DATA SEGMENT:
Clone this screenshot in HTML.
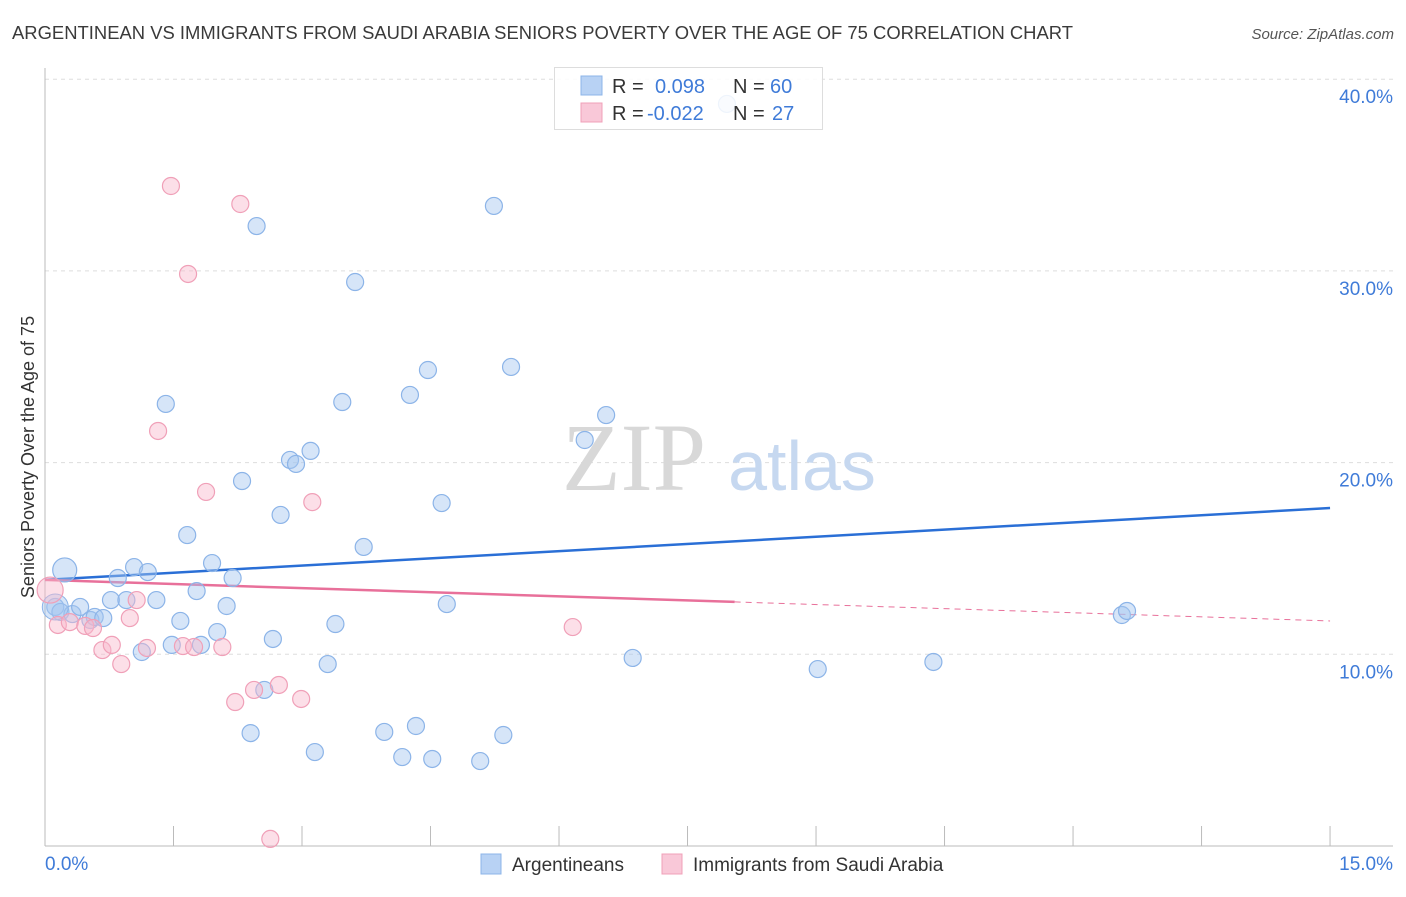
<!DOCTYPE html>
<html><head><meta charset="utf-8">
<style>
body{margin:0;background:#fff;font-family:"Liberation Sans",sans-serif;}
svg text{font-family:"Liberation Sans",sans-serif;}
svg text.serif{font-family:"Liberation Serif",serif;}
</style></head>
<body>
<svg id="chart" width="1406" height="892" viewBox="0 0 1406 892" xmlns="http://www.w3.org/2000/svg">
<text x="12" y="39" font-size="18" fill="#3a3a3a" textLength="1061" lengthAdjust="spacingAndGlyphs">ARGENTINEAN VS IMMIGRANTS FROM SAUDI ARABIA SENIORS POVERTY OVER THE AGE OF 75 CORRELATION CHART</text>
<text x="1394" y="39" font-size="15" fill="#555" text-anchor="end" font-style="italic">Source: ZipAtlas.com</text>
<g id="grid"></g>
<g>
<text class="serif" x="634" y="490" font-size="96" fill="#d8d8d8" text-anchor="middle">ZIP</text>
<text x="802" y="490" font-size="70" fill="#c6d8f0" text-anchor="middle">atlas</text>
</g>
<text transform="translate(34,457) rotate(-90)" font-size="18" fill="#333" text-anchor="middle">Seniors Poverty Over the Age of 75</text>
<g id="lines"></g>
<g id="pts"></g>
<g>
<rect x="554.5" y="67.5" width="268" height="62" fill="rgba(255,255,255,0.85)" stroke="#ddd"/>
<rect x="581" y="76" width="21" height="19" fill="#b8d2f4" stroke="#8cb4e8"/>
<rect x="581" y="103" width="21" height="19" fill="#f9c8d8" stroke="#f0a0b8"/>
<text x="612" y="93" font-size="20" fill="#333">R =</text>
<text x="655" y="93" font-size="20" fill="#3f7bd8">0.098</text>
<text x="733" y="93" font-size="20" fill="#333">N =</text>
<text x="770" y="93" font-size="20" fill="#3f7bd8">60</text>
<text x="612" y="120" font-size="20" fill="#333">R =</text>
<text x="647" y="120" font-size="20" fill="#3f7bd8">-0.022</text>
<text x="733" y="120" font-size="20" fill="#333">N =</text>
<text x="772" y="120" font-size="20" fill="#3f7bd8">27</text>
</g>
<g>
<rect x="481" y="854" width="20" height="20" fill="#b8d2f4" stroke="#8cb4e8"/>
<text x="512" y="871" font-size="19" fill="#333">Argentineans</text>
<rect x="662" y="854" width="20" height="20" fill="#f9c8d8" stroke="#f0a0b8"/>
<text x="693" y="871" font-size="19" fill="#333">Immigrants from Saudi Arabia</text>
</g>
</svg>
<script>
const blueX=[0.23,0.12,0.18,0.32,0.41,0.53,0.58,0.68,0.77,0.85,0.95,1.04,1.13,1.20,1.30,1.41,1.48,1.58,1.66,1.77,1.82,1.95,2.01,2.12,2.19,2.30,2.40,2.47,2.56,2.66,2.75,2.86,2.93,3.10,3.15,3.30,3.39,3.47,3.62,3.72,3.96,4.17,4.26,4.33,4.47,4.52,4.63,4.69,5.08,5.24,5.35,5.44,6.30,6.55,6.86,7.96,9.02,10.37,12.57,12.63];
const blueY=[14.40,12.47,12.21,12.10,12.47,11.79,11.95,11.89,12.83,13.98,12.83,14.55,10.12,14.29,12.83,23.06,10.49,11.74,16.22,13.30,10.49,14.76,11.16,12.52,13.98,19.04,5.89,32.34,8.14,10.80,17.27,20.14,19.93,20.61,4.90,9.49,11.58,23.16,29.42,15.60,5.95,4.64,23.53,6.26,24.83,4.54,17.89,12.62,4.43,33.39,5.79,24.99,21.18,22.48,9.81,38.71,9.23,9.60,12.05,12.26];
const pinkX=[0.06,0.15,0.29,0.47,0.56,0.67,0.78,0.89,0.99,1.07,1.19,1.32,1.47,1.61,1.67,1.74,1.88,2.07,2.22,2.28,2.44,2.63,2.73,2.99,3.12,6.16];
const pinkY=[13.35,11.53,11.68,11.48,11.37,10.22,10.49,9.49,11.89,12.83,10.33,21.65,34.43,10.43,29.84,10.38,18.47,10.38,7.51,33.49,8.14,0.37,8.40,7.67,17.94,11.42];
const blueTrend=[13.88,17.63];
const pinkTrend=[13.88,11.74];
const yTicks=[10,20,30,40];
const yTickLabels=["10.0%","20.0%","30.0%","40.0%"];
const xTicks=[0,1.5,3,4.5,6,7.5,9,10.5,12,13.5,15];
const xLabels=["0.0%","15.0%"];
const NS="http://www.w3.org/2000/svg";
const sx=v=>45+v*85.67, sy=v=>846-v*19.17;
function mk(tag,attrs,parent){const e=document.createElementNS(NS,tag);for(const k in attrs)e.setAttribute(k,attrs[k]);parent.appendChild(e);return e;}
const grid=document.getElementById('grid');
yTicks.forEach((t,i)=>{
 const l=mk('line',{x1:45,x2:1393,y1:sy(t),y2:sy(t),stroke:'#ddd','stroke-dasharray':'4,4'},grid);
 
 
 const tx=mk('text',{x:1393,y:sy(t)+24,'font-size':19,fill:'#3f7bd8','text-anchor':'end'},grid);
 tx.textContent=yTickLabels[i];
 
 
});
const ax=mk('line',{x1:45,x2:45,y1:68,y2:846,stroke:'#bbb'},grid);


const bx=mk('line',{x1:45,x2:1393,y1:846,y2:846,stroke:'#bbb'},grid);


xTicks.forEach(t=>{const l=mk('line',{x1:sx(t),x2:sx(t),y1:826,y2:846,stroke:'#bbb'},grid);
 
 });
const xl0=mk('text',{x:45,y:870,'font-size':19,fill:'#3f7bd8'},grid);xl0.textContent=xLabels[0];


const xl1=mk('text',{x:1393,y:870,'font-size':19,fill:'#3f7bd8','text-anchor':'end'},grid);xl1.textContent=xLabels[1];


const pts=document.getElementById('pts');
blueX.forEach((x,i)=>{const big=i<1;const c=mk('circle',{cx:sx(x),cy:sy(blueY[i]),r:big?12:8.5,fill:'rgba(165,197,240,0.45)',stroke:'#8cb4e8','stroke-width':1.2},pts);
 
 });
const bigBlue=mk('circle',{cx:sx(blueX[1]),cy:sy(blueY[1]),r:13,fill:'rgba(165,197,240,0.45)',stroke:'#8cb4e8'},pts);


pinkX.forEach((x,i)=>{const c=mk('circle',{cx:sx(x),cy:sy(pinkY[i]),r:i==0?13:8.5,fill:'rgba(248,185,205,0.45)',stroke:'#f0a0b8','stroke-width':1.2},pts);
 
 });
const lines=document.getElementById('lines');
const bl=mk('line',{x1:sx(0),y1:sy(blueTrend[0]),x2:sx(15),y2:sy(blueTrend[1]),stroke:'#2a6fd6','stroke-width':2.5},lines);


const pm=8.05, pmid=pinkTrend[0]+(pinkTrend[1]-pinkTrend[0])*pm/15;
const pl=mk('line',{x1:sx(0),y1:sy(pinkTrend[0]),x2:sx(pm),y2:sy(pmid),stroke:'#e8709a','stroke-width':2.5},lines);


const pd=mk('line',{x1:sx(pm),y1:sy(pmid),x2:sx(15),y2:sy(pinkTrend[1]),stroke:'#e8709a','stroke-width':1,'stroke-dasharray':'6,5'},lines);


</script>
</body></html>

TASK TO COMPLETE: Leave the images out, please, and restate each line word for word.

SOLUTION FOR THIS TASK:
Clone this screenshot in HTML.
<!DOCTYPE html>
<html><head><meta charset="utf-8">
<style>
body{margin:0;background:#fff;font-family:"Liberation Sans",sans-serif;}
svg text{font-family:"Liberation Sans",sans-serif;}
svg text.serif{font-family:"Liberation Serif",serif;}
</style></head>
<body>
<svg id="chart" width="1406" height="892" viewBox="0 0 1406 892" xmlns="http://www.w3.org/2000/svg">
<text x="12" y="39" font-size="18" fill="#3a3a3a" textLength="1061" lengthAdjust="spacingAndGlyphs">ARGENTINEAN VS IMMIGRANTS FROM SAUDI ARABIA SENIORS POVERTY OVER THE AGE OF 75 CORRELATION CHART</text>
<text x="1394" y="39" font-size="15" fill="#555" text-anchor="end" font-style="italic">Source: ZipAtlas.com</text>
<g id="grid"></g>
<g>
<text class="serif" x="634" y="490" font-size="96" fill="#d8d8d8" text-anchor="middle">ZIP</text>
<text x="802" y="490" font-size="70" fill="#c6d8f0" text-anchor="middle">atlas</text>
</g>
<text transform="translate(34,457) rotate(-90)" font-size="18" fill="#333" text-anchor="middle">Seniors Poverty Over the Age of 75</text>
<g id="lines"></g>
<g id="pts"></g>
<g>
<rect x="554.5" y="67.5" width="268" height="62" fill="rgba(255,255,255,0.85)" stroke="#ddd"/>
<rect x="581" y="76" width="21" height="19" fill="#b8d2f4" stroke="#8cb4e8"/>
<rect x="581" y="103" width="21" height="19" fill="#f9c8d8" stroke="#f0a0b8"/>
<text x="612" y="93" font-size="20" fill="#333">R =</text>
<text x="655" y="93" font-size="20" fill="#3f7bd8">0.098</text>
<text x="733" y="93" font-size="20" fill="#333">N =</text>
<text x="770" y="93" font-size="20" fill="#3f7bd8">60</text>
<text x="612" y="120" font-size="20" fill="#333">R =</text>
<text x="647" y="120" font-size="20" fill="#3f7bd8">-0.022</text>
<text x="733" y="120" font-size="20" fill="#333">N =</text>
<text x="772" y="120" font-size="20" fill="#3f7bd8">27</text>
</g>
<g>
<rect x="481" y="854" width="20" height="20" fill="#b8d2f4" stroke="#8cb4e8"/>
<text x="512" y="871" font-size="19" fill="#333">Argentineans</text>
<rect x="662" y="854" width="20" height="20" fill="#f9c8d8" stroke="#f0a0b8"/>
<text x="693" y="871" font-size="19" fill="#333">Immigrants from Saudi Arabia</text>
</g>
</svg>
<script>
const blueX=[0.23,0.12,0.18,0.32,0.41,0.53,0.58,0.68,0.77,0.85,0.95,1.04,1.13,1.20,1.30,1.41,1.48,1.58,1.66,1.77,1.82,1.95,2.01,2.12,2.19,2.30,2.40,2.47,2.56,2.66,2.75,2.86,2.93,3.10,3.15,3.30,3.39,3.47,3.62,3.72,3.96,4.17,4.26,4.33,4.47,4.52,4.63,4.69,5.08,5.24,5.35,5.44,6.30,6.55,6.86,7.96,9.02,10.37,12.57,12.63];
const blueY=[14.40,12.47,12.21,12.10,12.47,11.79,11.95,11.89,12.83,13.98,12.83,14.55,10.12,14.29,12.83,23.06,10.49,11.74,16.22,13.30,10.49,14.76,11.16,12.52,13.98,19.04,5.89,32.34,8.14,10.80,17.27,20.14,19.93,20.61,4.90,9.49,11.58,23.16,29.42,15.60,5.95,4.64,23.53,6.26,24.83,4.54,17.89,12.62,4.43,33.39,5.79,24.99,21.18,22.48,9.81,38.71,9.23,9.60,12.05,12.26];
const pinkX=[0.06,0.15,0.29,0.47,0.56,0.67,0.78,0.89,0.99,1.07,1.19,1.32,1.47,1.61,1.67,1.74,1.88,2.07,2.22,2.28,2.44,2.63,2.73,2.99,3.12,6.16];
const pinkY=[13.35,11.53,11.68,11.48,11.37,10.22,10.49,9.49,11.89,12.83,10.33,21.65,34.43,10.43,29.84,10.38,18.47,10.38,7.51,33.49,8.14,0.37,8.40,7.67,17.94,11.42];
const blueTrend=[13.88,17.63];
const pinkTrend=[13.88,11.74];
const yTicks=[10,20,30,40];
const yTickLabels=["10.0%","20.0%","30.0%","40.0%"];
const xTicks=[0,1.5,3,4.5,6,7.5,9,10.5,12,13.5,15];
const xLabels=["0.0%","15.0%"];
const NS="http://www.w3.org/2000/svg";
const sx=v=>45+v*85.67, sy=v=>846-v*19.17;
function mk(tag,attrs,parent){const e=document.createElementNS(NS,tag);for(const k in attrs)e.setAttribute(k,attrs[k]);parent.appendChild(e);return e;}
const grid=document.getElementById('grid');
yTicks.forEach((t,i)=>{
 const l=mk('line',{x1:45,x2:1393,y1:sy(t),y2:sy(t),stroke:'#ddd','stroke-dasharray':'4,4'},grid);
 
 
 const tx=mk('text',{x:1393,y:sy(t)+24,'font-size':19,fill:'#3f7bd8','text-anchor':'end'},grid);
 tx.textContent=yTickLabels[i];
 
 
});
const ax=mk('line',{x1:45,x2:45,y1:68,y2:846,stroke:'#bbb'},grid);


const bx=mk('line',{x1:45,x2:1393,y1:846,y2:846,stroke:'#bbb'},grid);


xTicks.forEach(t=>{const l=mk('line',{x1:sx(t),x2:sx(t),y1:826,y2:846,stroke:'#bbb'},grid);
 
 });
const xl0=mk('text',{x:45,y:870,'font-size':19,fill:'#3f7bd8'},grid);xl0.textContent=xLabels[0];


const xl1=mk('text',{x:1393,y:870,'font-size':19,fill:'#3f7bd8','text-anchor':'end'},grid);xl1.textContent=xLabels[1];


const pts=document.getElementById('pts');
blueX.forEach((x,i)=>{const big=i<1;const c=mk('circle',{cx:sx(x),cy:sy(blueY[i]),r:big?12:8.5,fill:'rgba(165,197,240,0.45)',stroke:'#8cb4e8','stroke-width':1.2},pts);
 
 });
const bigBlue=mk('circle',{cx:sx(blueX[1]),cy:sy(blueY[1]),r:13,fill:'rgba(165,197,240,0.45)',stroke:'#8cb4e8'},pts);


pinkX.forEach((x,i)=>{const c=mk('circle',{cx:sx(x),cy:sy(pinkY[i]),r:i==0?13:8.5,fill:'rgba(248,185,205,0.45)',stroke:'#f0a0b8','stroke-width':1.2},pts);
 
 });
const lines=document.getElementById('lines');
const bl=mk('line',{x1:sx(0),y1:sy(blueTrend[0]),x2:sx(15),y2:sy(blueTrend[1]),stroke:'#2a6fd6','stroke-width':2.5},lines);


const pm=8.05, pmid=pinkTrend[0]+(pinkTrend[1]-pinkTrend[0])*pm/15;
const pl=mk('line',{x1:sx(0),y1:sy(pinkTrend[0]),x2:sx(pm),y2:sy(pmid),stroke:'#e8709a','stroke-width':2.5},lines);


const pd=mk('line',{x1:sx(pm),y1:sy(pmid),x2:sx(15),y2:sy(pinkTrend[1]),stroke:'#e8709a','stroke-width':1,'stroke-dasharray':'6,5'},lines);


</script>
</body></html>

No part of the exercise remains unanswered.